The Clerk of the Court is hereby directed to send a certified copy of this Memorandum Opinion and the accompanying Order to all counsel of record, Mr. Creasy, and to the U.S. Bankruptcy Court for the Western District of Virginia.

. Some courts place substantial weight on the core/non-core factor, or view it as a threshold question that must be answered before analysis of the other factors may proceed. See id.; Metropolitan Life Ins. Co. v. Selman, 1998 WL 278260, 1998 U.S. Dist. LEXIS 7938 (W.D.Va.1998) (construing core/non-core distinction as threshold question before analyzing other factors).
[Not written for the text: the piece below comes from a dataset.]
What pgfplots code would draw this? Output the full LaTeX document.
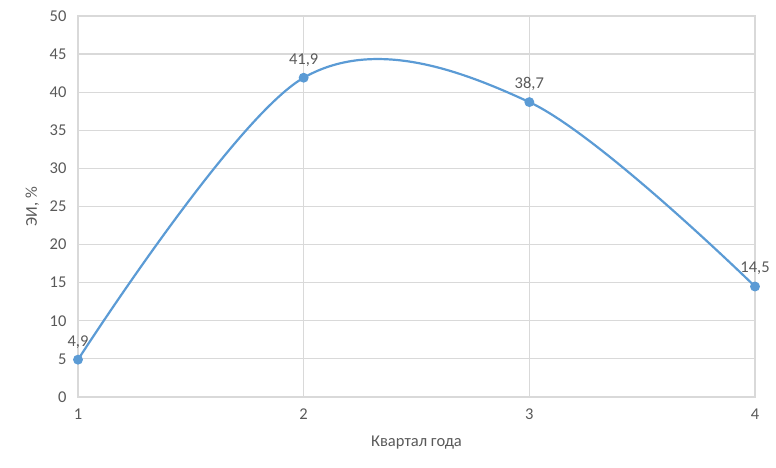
\documentclass[border=0pt]{standalone}
\usepackage{pgfplots}
\pgfplotsset{compat=1.18}
\usepackage{fontspec}
\setmainfont{Carlito}
\definecolor{lineblue}{RGB}{91,155,213}
\definecolor{gridgray}{RGB}{217,217,217}
\definecolor{textgray}{RGB}{89,89,89}

\begin{document}
\begin{tikzpicture}
\begin{axis}[
    scale only axis,
    width=677pt,
    height=381pt,
    xmin=1, xmax=4,
    ymin=0, ymax=50,
    xtick={1,2,3,4},
    ytick={0,5,...,50},
    grid=major,
    major grid style={gridgray, line width=1.2pt},
    axis line style={gridgray, line width=1.2pt},
    major tick length=0pt,
    tick label style={font=\fontsize{16.5}{19}\selectfont, text=textgray},
    /pgf/number format/assume math mode=true,
    yticklabel style={xshift=-8pt},
    xticklabel style={yshift=-8pt},
    xlabel={Квартал года},
    ylabel={ЭИ, \%},
    label style={font=\fontsize{16.5}{19}\selectfont, text=textgray},
    xlabel style={yshift=-10pt},
    ylabel style={yshift=4pt},
    clip=false,
    nodes near coords,
    nodes near coords style={font=\fontsize{16.5}{19}\selectfont, text=textgray,
        /pgf/number format/.cd, fixed, fixed zerofill, precision=1, use comma,
        assume math mode=true, /tikz/.cd, yshift=7pt},
]
\addplot[lineblue, line width=2.2pt, smooth, tension=0.56,
    mark=*, mark size=3.8pt, mark options={fill=lineblue, draw=lineblue}]
coordinates {
    (1,4.9)
    (2,41.9)
    (3,38.7)
    (4,14.5)
};
\end{axis}
\path[use as bounding box] ([xshift=-78pt,yshift=-71pt]current axis.south west)
    rectangle ([xshift=21pt,yshift=16pt]current axis.north east);
\end{tikzpicture}
\end{document}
Others analyze the discretionary withdrawal of reference on a case-by-case basis, weighing all of the factors presented in a particular case before rendering a decision. See, e.g., In re U.S. Airways Group, Inc., 296 B.R. at 682. In this case, I will place substantial weight on the core/non-core question but consider all of the factors in reaching my ultimate conclusion.

. I decline to hold that, as the Trustee suggests, Parnell implicitly consented to Bankruptcy Court jurisdiction by filing a statement of claim and counterclaims in Bankruptcy Court. Those filings were made within minutes of the filing of Parnell's Motion to Withdraw Reference in this Court. They evidenced Parnell's desire to preserve his right to make such claims despite filing the Motion to Withdraw Reference — not his implicit consent to Bankruptcy Court jurisdiction.

. At the hearing, counsel for the Roysters asked the Court to take this matter under advisement and expressed a concern that Parnell would exhaust the policy proceeds before *867his clients and others are able to receive payments from the policy. Because the policy determines the order of who gets paid based on predetermined trigerring conditions, however, I find the proffered reason for further delay to be unpersuasive.